Trump continued his months-long calls for his supporters to "fight" for them, warning they wouldn't "have a country anymore" if the free and fair election results were certified. He then urged his supporters to "peacefully and patriotically" march to the Capitol and make their grievances known.
When it became clear that Pence wouldn't acquiesce to Trump's demands for him to throw out electoral votes in swing states Trump lost, the pro-Trump extremists stormed the Capitol in an unprecedented attack. Pence and other lawmakers were forced to evacuate as the rioters smashed windows, ransacked offices, smeared excrement across the walls, and paraded around the Senate floor.

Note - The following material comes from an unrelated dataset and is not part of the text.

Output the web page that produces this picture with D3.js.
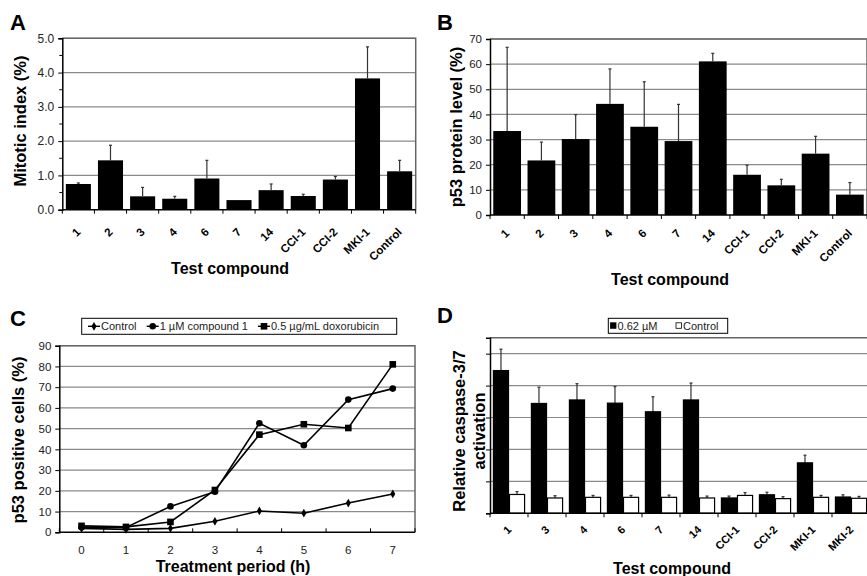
<!DOCTYPE html>
<html>
<head>
<meta charset="utf-8">
<script src="https://cdn.jsdelivr.net/npm/d3@7"></script>
<style>
    body { margin: 0; background: #fff; }
    svg { display: block; font-family: Arial, "Liberation Sans", sans-serif; }
</style>
</head>
<body>
<div id="chart"></div>
<script>
// panel A / B categories
const compoundsAB = ['1', '2', '3', '4', '6', '7', '14', 'CCI-1', 'CCI-2', 'MKI-1', 'Control'];
// A: mitotic index (%) and upper error
const mitoticIndex = [0.75, 1.44, 0.39, 0.32, 0.91, 0.28, 0.57, 0.40, 0.88, 3.83, 1.12];
const mitoticErr = [0.03, 0.44, 0.26, 0.07, 0.53, 0, 0.18, 0.05, 0.09, 0.92, 0.32];
// B: p53 protein level (%)
const p53Level = [33.4, 21.7, 30.2, 44.2, 35.1, 29.4, 61.1, 16.0, 11.8, 24.4, 8.1];
const p53Err = [33.3, 7.3, 9.7, 13.9, 17.9, 14.6, 3.2, 3.8, 2.4, 6.9, 4.8];
// C: p53 positive cells over time
const hours = [0, 1, 2, 3, 4, 5, 6, 7];
const cControl = [1.9, 1.4, 1.9, 5.3, 10.3, 9.2, 14.1, 18.5];
const cCompound1 = [2.4, 2.3, 12.5, 19.6, 52.6, 42.0, 64.0, 69.3];
const cDoxorubicin = [3.1, 2.6, 5.0, 20.4, 47.1, 52.1, 50.3, 81.0];
const seriesC = ['Control', '1 µM compound 1', '0.5 µg/mL doxorubicin'];
// D: caspase-3/7 activation
const compoundsD = ['1', '3', '4', '6', '7', '14', 'CCI-1', 'CCI-2', 'MKI-1', 'MKI-2'];
const caspTreated = [4.47, 3.44, 3.55, 3.45, 3.18, 3.55, 0.48, 0.58, 1.58, 0.51];
const caspTreatedErr = [0.67, 0.51, 0.51, 0.52, 0.47, 0.53, 0.06, 0.08, 0.24, 0.07];
const caspControl = [0.59, 0.48, 0.50, 0.50, 0.50, 0.48, 0.56, 0.46, 0.50, 0.47];
const caspControlErr = [0.09, 0.07, 0.06, 0.06, 0.07, 0.06, 0.09, 0.06, 0.06, 0.06];
const seriesD = ['0.62 µM', 'Control'];

const svg = d3.select('#chart').append('svg')
    .attr('width', 867)
    .attr('height', 576);

const gridColor = '#8a8a8a';
const frameColor = '#666';

// frame, gridlines and y ticks for one plot area
function drawFrame(x0, x1, y, ticks, opts) {
    const [y0, y1] = y.range();
    ticks.forEach(t => {
        svg.append('line')
            .attr('x1', x0).attr('x2', x1)
            .attr('y1', y(t)).attr('y2', y(t))
            .style('stroke', gridColor).style('stroke-width', 1.2);
    });
    // top & right border
    svg.append('path')
        .attr('d', `M${x0},${y1}H${x1}V${y0}`)
        .style('fill', 'none').style('stroke', frameColor).style('stroke-width', 1.5);
    // y axis
    const axis = d3.axisLeft(y).tickValues(ticks.concat([0]))
        .tickSize(4).tickFormat(opts.labels ? opts.format : () => '');
    const g = svg.append('g').attr('transform', `translate(${x0},0)`).call(axis);
    g.select('.domain').style('stroke', '#000').style('stroke-width', 1.5);
    g.selectAll('.tick line').style('stroke', '#000');
    g.selectAll('.tick text').style('font-size', (opts.fontSize || 11) + 'px').style('fill', '#222').attr('dx', -1);
    if (opts.minor) {
        opts.minor.forEach(t => {
            svg.append('line')
                .attr('x1', x0 - 3).attr('x2', x0)
                .attr('y1', y(t)).attr('y2', y(t))
                .style('stroke', '#000');
        });
    }
}

// category x axis with boundary ticks
function drawCatAxis(x, y0, cats, tickUp) {
    const step = x.step();
    const [xa, xb] = x.range();
    svg.append('line')
        .attr('x1', xa).attr('x2', xb).attr('y1', y0).attr('y2', y0)
        .style('stroke', '#000').style('stroke-width', 1.5);
    d3.range(cats.length + 1).forEach(i => {
        const xt = xa + i * step;
        svg.append('line')
            .attr('x1', xt).attr('x2', xt)
            .attr('y1', y0).attr('y2', tickUp ? y0 - 4 : y0 + 4)
            .style('stroke', '#000');
    });
}

// -45 degree bold category labels
function rotatedLabels(x, y0, cats, dy, size) {
    svg.append('g').selectAll('text')
        .data(cats)
        .enter()
        .append('text')
        .attr('transform', d => `translate(${x(d) + x.bandwidth() / 2 + 3},${y0 + dy}) rotate(-45)`)
        .attr('text-anchor', 'end')
        .style('font-size', size + 'px')
        .style('font-weight', 'bold')
        .text(d => d);
}

function errBars(xc, yTop, yVal) {
    svg.append('line')
        .attr('x1', xc).attr('x2', xc).attr('y1', yVal).attr('y2', yTop)
        .style('stroke', '#333').style('stroke-width', 1.2);
    svg.append('line')
        .attr('x1', xc - 1.5).attr('x2', xc + 1.5).attr('y1', yTop).attr('y2', yTop)
        .style('stroke', '#333').style('stroke-width', 1.2);
}

function bold(x, y, txt, size, rot) {
    return svg.append('text')
        .attr('transform', `translate(${x},${y})` + (rot ? ` rotate(${rot})` : ''))
        .attr('text-anchor', 'middle')
        .style('font-size', size + 'px')
        .style('font-weight', 'bold')
        .text(txt);
}

const titleSize = 16;
const yTitleSize = 16.5;

// ---------- Panel A ----------
{
    const x = d3.scaleBand().domain(compoundsAB).range([62.3, 415.7]).paddingInner(0.22).paddingOuter(0.11);
    const y = d3.scaleLinear().domain([0, 5]).range([209.7, 38.3]);
    drawFrame(62.3, 415.7, y, [1, 2, 3, 4, 5], { labels: true, format: d3.format('.1f'), fontSize: 12, minor: [0.5, 1.5, 2.5, 3.5, 4.5] });
    svg.append('g').selectAll('rect')
        .data(compoundsAB)
        .enter()
        .append('rect')
        .attr('x', d => x(d))
        .attr('y', (d, i) => y(mitoticIndex[i]))
        .attr('width', x.bandwidth())
        .attr('height', (d, i) => y(0) - y(mitoticIndex[i]))
        .style('fill', '#000');
    compoundsAB.forEach((d, i) => {
        if (mitoticErr[i] > 0) errBars(x(d) + x.bandwidth() / 2, y(mitoticIndex[i] + mitoticErr[i]), y(mitoticIndex[i]));
    });
    drawCatAxis(x, y(0), compoundsAB, false);
    rotatedLabels(x, y(0), compoundsAB, 23, 11.5);
    bold(230, 274, 'Test compound', titleSize);
    bold(26, 121, 'Mitotic index (%)', yTitleSize, -90);
    svg.append('text').attr('x', 10).attr('y', 30).style('font-size', '22px').style('font-weight', 'bold').text('A');
}

// ---------- Panel B ----------
{
    const x = d3.scaleBand().domain(compoundsAB).range([490, 867]).paddingInner(0.19).paddingOuter(0.095);
    const y = d3.scaleLinear().domain([0, 70]).range([215, 39]);
    drawFrame(490, 867, y, [10, 20, 30, 40, 50, 60, 70], { labels: true, format: d3.format('d'), fontSize: 11.5 });
    svg.append('g').selectAll('rect')
        .data(compoundsAB)
        .enter()
        .append('rect')
        .attr('x', d => x(d))
        .attr('y', (d, i) => y(p53Level[i]))
        .attr('width', x.bandwidth())
        .attr('height', (d, i) => y(0) - y(p53Level[i]))
        .style('fill', '#000');
    compoundsAB.forEach((d, i) => {
        errBars(x(d) + x.bandwidth() / 2, y(p53Level[i] + p53Err[i]), y(p53Level[i]));
    });
    drawCatAxis(x, y(0), compoundsAB, false);
    rotatedLabels(x, y(0), compoundsAB, 19, 11.5);
    bold(670, 285, 'Test compound', titleSize);
    bold(462, 127, 'p53 protein level (%)', yTitleSize, -90);
    svg.append('text').attr('x', 437).attr('y', 30).style('font-size', '22px').style('font-weight', 'bold').text('B');
}

// ---------- Panel C ----------
{
    const x = d3.scaleBand().domain(hours).range([59.3, 415]);
    const y = d3.scaleLinear().domain([0, 90]).range([532.3, 345.7]);
    drawFrame(59.3, 415, y, d3.range(10, 91, 10), { labels: true, format: d3.format('d'), fontSize: 11.5 });
    drawCatAxis(x, y(0), hours, true);
    svg.append('g').selectAll('text')
        .data(hours)
        .enter()
        .append('text')
        .attr('x', d => x(d) + x.bandwidth() / 2)
        .attr('y', 554)
        .attr('text-anchor', 'middle')
        .style('font-size', '11.5px')
        .style('fill', '#222')
        .text(d => d);

    const cx = d => x(d) + x.bandwidth() / 2;
    const line = d3.line().x((d, i) => cx(hours[i])).y(d => y(d));
    const allSeries = [cControl, cCompound1, cDoxorubicin];
    const markers = [d3.symbolDiamond, d3.symbolCircle, d3.symbolSquare];
    const markerSize = [22, 34, 44];
    allSeries.forEach((vals, s) => {
        svg.append('path')
            .attr('d', line(vals))
            .style('fill', 'none').style('stroke', '#000').style('stroke-width', 1.6);
        svg.append('g').selectAll('path')
            .data(vals)
            .enter()
            .append('path')
            .attr('transform', (d, i) => `translate(${cx(hours[i])},${y(d)})`)
            .attr('d', d3.symbol().type(markers[s]).size(markerSize[s]))
            .style('fill', '#000');
    });

    // legend
    svg.append('rect').attr('x', 81.7).attr('y', 318.3).attr('width', 315).attr('height', 16)
        .style('fill', '#fff').style('stroke', '#000').style('stroke-width', 1);
    const legX = [88, 146.7, 258];
    seriesC.forEach((name, s) => {
        svg.append('line').attr('x1', legX[s]).attr('x2', legX[s] + 12).attr('y1', 326.3).attr('y2', 326.3)
            .style('stroke', '#000').style('stroke-width', 1.4);
        svg.append('path')
            .attr('transform', `translate(${legX[s] + 6},326.3)`)
            .attr('d', d3.symbol().type(markers[s]).size(markerSize[s]))
            .style('fill', '#000');
        svg.append('text').attr('x', legX[s] + 13).attr('y', 330.3)
            .style('font-size', '11px').style('fill', '#222').text(name);
    });

    bold(233, 572, 'Treatment period (h)', titleSize);
    bold(24, 440, 'p53 positive cells (%)', yTitleSize, -90);
    svg.append('text').attr('x', 10).attr('y', 326).style('font-size', '22px').style('font-weight', 'bold').text('C');
}

// ---------- Panel D ----------
{
    const x = d3.scaleBand().domain(compoundsD).range([490, 870]).paddingInner(0.18).paddingOuter(0.09);
    const xs = d3.scaleBand().domain([0, 1]).range([0, x.bandwidth()]).paddingInner(0.06);
    const y = d3.scaleLinear().domain([0, 5.5]).range([513.3, 337.7]);
    drawFrame(490, 870, y, [1, 2, 3, 4, 5], { labels: false });
    const groups = [[caspTreated, caspTreatedErr, '#000'], [caspControl, caspControlErr, '#fff']];
    groups.forEach(([vals, errs, fill], s) => {
        compoundsD.forEach((d, i) => {
            const bx = x(d) + xs(s);
            errBars(bx + xs.bandwidth() / 2, y(vals[i] + errs[i]), y(vals[i]));
            svg.append('rect')
                .attr('x', bx).attr('y', y(vals[i]))
                .attr('width', xs.bandwidth()).attr('height', y(0) - y(vals[i]))
                .style('fill', fill).style('stroke', '#000').style('stroke-width', 1.2);
        });
    });
    drawCatAxis(x, y(0), compoundsD, false);
    rotatedLabels(x, y(0), compoundsD, 17, 11);

    // legend
    svg.append('rect').attr('x', 608.3).attr('y', 318.3).attr('width', 119.4).attr('height', 15)
        .style('fill', '#fff').style('stroke', '#000').style('stroke-width', 1);
    const legX = [610.5, 676];
    seriesD.forEach((name, s) => {
        svg.append('rect').attr('x', legX[s]).attr('y', 322.8).attr('width', 5.5).attr('height', 5.5)
            .style('fill', s === 0 ? '#000' : '#fff').style('stroke', '#000').style('stroke-width', 0.8);
        svg.append('text').attr('x', legX[s] + 7).attr('y', 330)
            .style('font-size', '11px').style('fill', '#222').text(name);
    });

    bold(672, 574, 'Test compound', titleSize);
    const yl = svg.append('text')
        .attr('transform', 'translate(470,431) rotate(-90)')
        .attr('text-anchor', 'middle')
        .style('font-size', yTitleSize + 'px')
        .style('font-weight', 'bold');
    yl.append('tspan').attr('x', 0).attr('dy', -5).text('Relative caspase-3/7');
    yl.append('tspan').attr('x', 0).attr('dy', 20).text('activation');
    svg.append('text').attr('x', 437).attr('y', 323).style('font-size', '22px').style('font-weight', 'bold').text('D');
}
</script>
</body>
</html>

Jacob Chansley—a former actor known as the QAnon Shaman (a nod to the QAnon conspiracy web)—went viral for sitting in the Senate President's chair on the dais, where Pence had been sitting only minutes before.
Chansley has since been arrested and recently made his first court appearance.

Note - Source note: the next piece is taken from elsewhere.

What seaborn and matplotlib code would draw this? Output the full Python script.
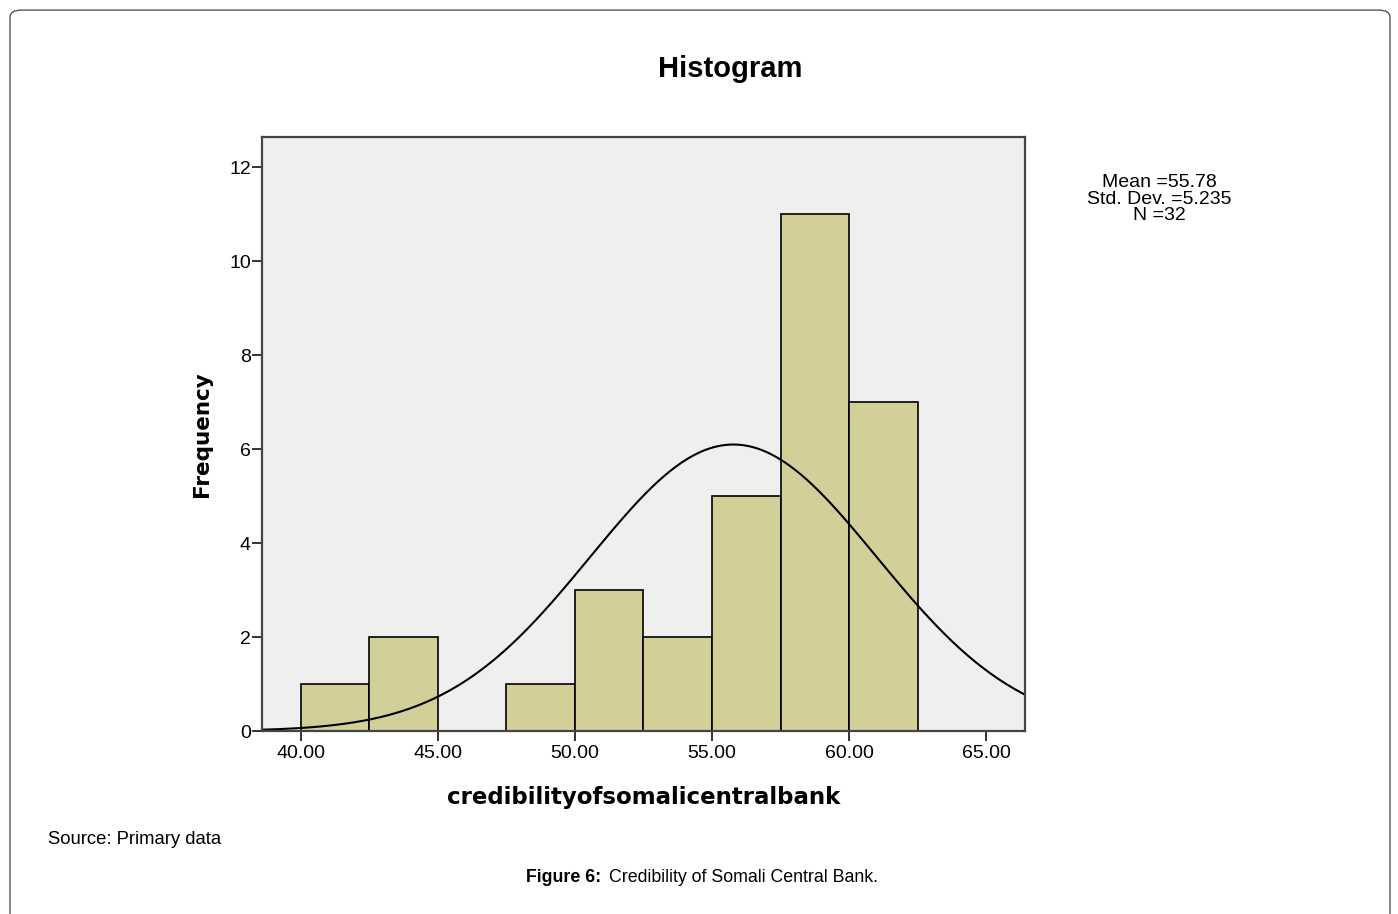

Chansley's lawyer, Albert Watkins, said his client was under delusions propped up by the President, saying:
"My client had heard the oft-repeated words of President Trump. The words and invitation of a president are supposed to mean something."
He went on to urge Trump to pardon Chansley and others who stormed the Capitol:
"Given the peaceful and compliant fashion in which Mr. Chansley comported himself, it would be appropriate and honorable for the president to pardon Mr. Chansley and other like-minded, peaceful individuals who accepted the president's invitation with honorable intentions."
The argument further contradicted claims made by pro-Trump Republicans that the President wasn't responsible for inciting the violence and that his supporters were acting on their own. In addition to Chansley's claim that he was invited by the President, more video has surfaced of other rioters insisting to Capitol police that they were "invited by the President of the United States."
With Trump's impeachment trial heading to the Senate in just a few days, these developments are unlikely to help his case.
With arrests still ongoing in the wake of the attack, people expect more of Trump's supporters who stormed the Capitol to claim the President made them do it.
According to FBI Director Christopher Wray, more than 100 people have been arrested so far for last week's attack.